The more we experience his grace, the more our confidence will grow.  And in that confidence we can begin to leave behind the Yes-But of guilt, shame, and fear of abandonment.

In 2009, something memorable happened on the day of commencement at Azusa Pacific University.  President Jon Wallace pulled aside three new graduates and invited them to stand before a small group of faculty, parents, and distinguished alumni.

He announced that these three were going to serve under-resourced people in impoverished areas.  They were each given several minutes to share their passion for serving the poor and vulnerable for the sake of Jesus.  Everyone applauded warmly.  That’s when President Wallace turned toward the three of them and said, “Someone you do not know has heard what you are planning to do.  He wants you to be able to go and serve without impediment.  So he has anonymously provided a gift.”
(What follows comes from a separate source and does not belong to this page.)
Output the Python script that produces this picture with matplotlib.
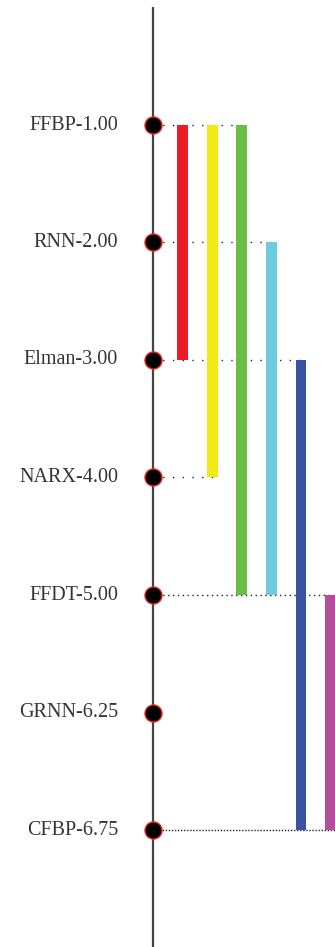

Jon looked the first student in the eye and said to her, “You have been forgiven your school debt of $105,000.”

Did she hear him right? 

The dark financial cloud that she assumed would long accompany her…was gone.  Tears began to fall as she grasped what was happening.

President Wallace said to the second student, “You have been forgiven your debt of $70,000.”  And to the third he said, “Your school debt of $130,000 has been totally forgiven.”  In an instant, the lives of those three students were changed by the generosity of someone they had never even met.  “Your debts are gone.  Now go and serve freely.”

Grace.  Unexpected, unearned, undeserved favor.  Followers of Jesus believe this is what happened at the cross.  It was a spiritual “commencement.” 

By God’s grace, that dreadful cloud – the addiction, the failure, the squandered opportunity, the bitter memory, the deep regret – whatever we have assumed would always cast a shadow over our lives – was dispelled. 

What makes grace so amazing is what happens when we receive it.

Our Yes-But is transformed into a Yes-And

Yes, God will welcome me when I turn to him.  And now I am truly free to go and serve a world that so badly needs to hear about an Accepting God.